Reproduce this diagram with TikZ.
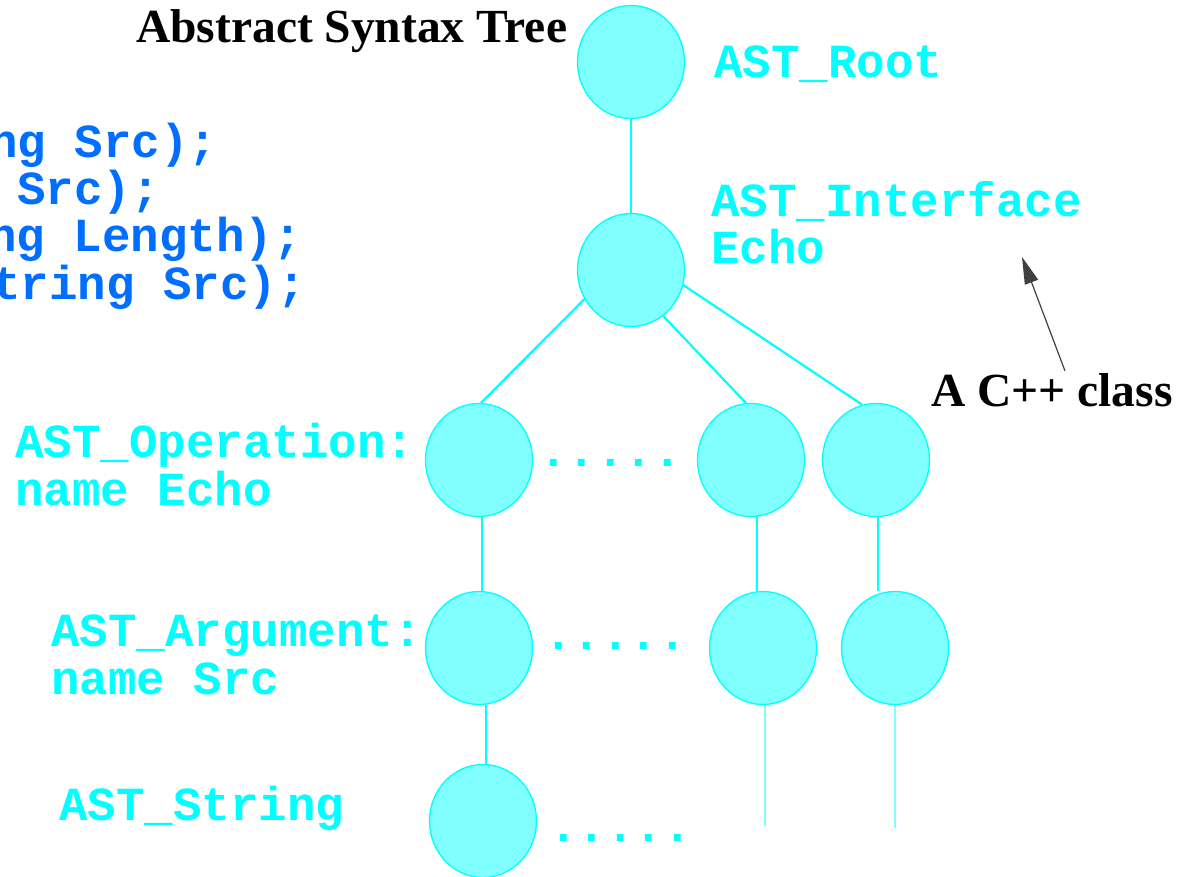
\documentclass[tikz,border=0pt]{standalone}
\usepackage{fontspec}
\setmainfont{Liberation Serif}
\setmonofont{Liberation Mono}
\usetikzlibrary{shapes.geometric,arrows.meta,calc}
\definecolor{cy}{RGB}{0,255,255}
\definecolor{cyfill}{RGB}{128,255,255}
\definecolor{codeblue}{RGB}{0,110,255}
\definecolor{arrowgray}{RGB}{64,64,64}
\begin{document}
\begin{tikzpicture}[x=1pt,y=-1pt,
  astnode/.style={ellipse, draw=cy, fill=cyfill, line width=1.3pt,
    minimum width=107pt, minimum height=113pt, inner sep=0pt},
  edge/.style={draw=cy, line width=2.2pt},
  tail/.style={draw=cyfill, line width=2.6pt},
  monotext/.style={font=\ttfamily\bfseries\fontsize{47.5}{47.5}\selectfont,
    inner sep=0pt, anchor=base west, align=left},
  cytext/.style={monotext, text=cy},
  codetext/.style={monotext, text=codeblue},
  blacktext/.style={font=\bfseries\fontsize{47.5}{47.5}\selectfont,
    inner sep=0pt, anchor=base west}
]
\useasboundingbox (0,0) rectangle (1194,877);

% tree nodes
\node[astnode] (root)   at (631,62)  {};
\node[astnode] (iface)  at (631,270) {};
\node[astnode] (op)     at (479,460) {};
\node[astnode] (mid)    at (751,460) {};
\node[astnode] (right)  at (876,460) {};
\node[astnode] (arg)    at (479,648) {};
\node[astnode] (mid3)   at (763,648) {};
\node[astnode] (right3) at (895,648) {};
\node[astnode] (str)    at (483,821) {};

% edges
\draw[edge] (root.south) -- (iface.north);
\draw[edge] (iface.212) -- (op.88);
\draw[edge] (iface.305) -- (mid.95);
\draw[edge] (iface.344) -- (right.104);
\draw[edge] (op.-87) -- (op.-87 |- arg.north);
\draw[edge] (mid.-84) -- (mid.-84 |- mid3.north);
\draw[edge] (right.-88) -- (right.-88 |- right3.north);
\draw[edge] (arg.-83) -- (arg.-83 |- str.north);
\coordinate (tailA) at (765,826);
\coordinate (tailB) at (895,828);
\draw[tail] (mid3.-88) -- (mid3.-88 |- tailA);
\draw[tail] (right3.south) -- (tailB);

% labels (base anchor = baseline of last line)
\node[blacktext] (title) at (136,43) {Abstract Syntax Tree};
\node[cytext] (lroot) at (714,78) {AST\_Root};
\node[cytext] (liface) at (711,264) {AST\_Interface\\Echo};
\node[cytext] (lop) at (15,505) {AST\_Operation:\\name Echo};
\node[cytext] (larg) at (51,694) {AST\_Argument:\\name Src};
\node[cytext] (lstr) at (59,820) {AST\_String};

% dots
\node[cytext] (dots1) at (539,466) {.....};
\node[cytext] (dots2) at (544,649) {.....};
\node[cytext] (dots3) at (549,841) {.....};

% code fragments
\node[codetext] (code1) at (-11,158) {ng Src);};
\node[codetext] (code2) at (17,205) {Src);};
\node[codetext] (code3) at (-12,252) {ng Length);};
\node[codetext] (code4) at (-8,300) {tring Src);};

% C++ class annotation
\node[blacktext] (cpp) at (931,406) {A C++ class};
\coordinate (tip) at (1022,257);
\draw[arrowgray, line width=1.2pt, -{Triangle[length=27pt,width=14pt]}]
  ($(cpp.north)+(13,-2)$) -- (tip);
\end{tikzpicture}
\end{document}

| Challenge |
Please set down each line of the data above exactly as written, without the pictures.

| Solution for this task |
Reproduce this diagram with TikZ.
\documentclass[tikz,border=0pt]{standalone}
\usepackage{fontspec}
\setmainfont{Liberation Serif}
\setmonofont{Liberation Mono}
\usetikzlibrary{shapes.geometric,arrows.meta,calc}
\definecolor{cy}{RGB}{0,255,255}
\definecolor{cyfill}{RGB}{128,255,255}
\definecolor{codeblue}{RGB}{0,110,255}
\definecolor{arrowgray}{RGB}{64,64,64}
\begin{document}
\begin{tikzpicture}[x=1pt,y=-1pt,
  astnode/.style={ellipse, draw=cy, fill=cyfill, line width=1.3pt,
    minimum width=107pt, minimum height=113pt, inner sep=0pt},
  edge/.style={draw=cy, line width=2.2pt},
  tail/.style={draw=cyfill, line width=2.6pt},
  monotext/.style={font=\ttfamily\bfseries\fontsize{47.5}{47.5}\selectfont,
    inner sep=0pt, anchor=base west, align=left},
  cytext/.style={monotext, text=cy},
  codetext/.style={monotext, text=codeblue},
  blacktext/.style={font=\bfseries\fontsize{47.5}{47.5}\selectfont,
    inner sep=0pt, anchor=base west}
]
\useasboundingbox (0,0) rectangle (1194,877);

% tree nodes
\node[astnode] (root)   at (631,62)  {};
\node[astnode] (iface)  at (631,270) {};
\node[astnode] (op)     at (479,460) {};
\node[astnode] (mid)    at (751,460) {};
\node[astnode] (right)  at (876,460) {};
\node[astnode] (arg)    at (479,648) {};
\node[astnode] (mid3)   at (763,648) {};
\node[astnode] (right3) at (895,648) {};
\node[astnode] (str)    at (483,821) {};

% edges
\draw[edge] (root.south) -- (iface.north);
\draw[edge] (iface.212) -- (op.88);
\draw[edge] (iface.305) -- (mid.95);
\draw[edge] (iface.344) -- (right.104);
\draw[edge] (op.-87) -- (op.-87 |- arg.north);
\draw[edge] (mid.-84) -- (mid.-84 |- mid3.north);
\draw[edge] (right.-88) -- (right.-88 |- right3.north);
\draw[edge] (arg.-83) -- (arg.-83 |- str.north);
\coordinate (tailA) at (765,826);
\coordinate (tailB) at (895,828);
\draw[tail] (mid3.-88) -- (mid3.-88 |- tailA);
\draw[tail] (right3.south) -- (tailB);

% labels (base anchor = baseline of last line)
\node[blacktext] (title) at (136,43) {Abstract Syntax Tree};
\node[cytext] (lroot) at (714,78) {AST\_Root};
\node[cytext] (liface) at (711,264) {AST\_Interface\\Echo};
\node[cytext] (lop) at (15,505) {AST\_Operation:\\name Echo};
\node[cytext] (larg) at (51,694) {AST\_Argument:\\name Src};
\node[cytext] (lstr) at (59,820) {AST\_String};

% dots
\node[cytext] (dots1) at (539,466) {.....};
\node[cytext] (dots2) at (544,649) {.....};
\node[cytext] (dots3) at (549,841) {.....};

% code fragments
\node[codetext] (code1) at (-11,158) {ng Src);};
\node[codetext] (code2) at (17,205) {Src);};
\node[codetext] (code3) at (-12,252) {ng Length);};
\node[codetext] (code4) at (-8,300) {tring Src);};

% C++ class annotation
\node[blacktext] (cpp) at (931,406) {A C++ class};
\coordinate (tip) at (1022,257);
\draw[arrowgray, line width=1.2pt, -{Triangle[length=27pt,width=14pt]}]
  ($(cpp.north)+(13,-2)$) -- (tip);
\end{tikzpicture}
\end{document}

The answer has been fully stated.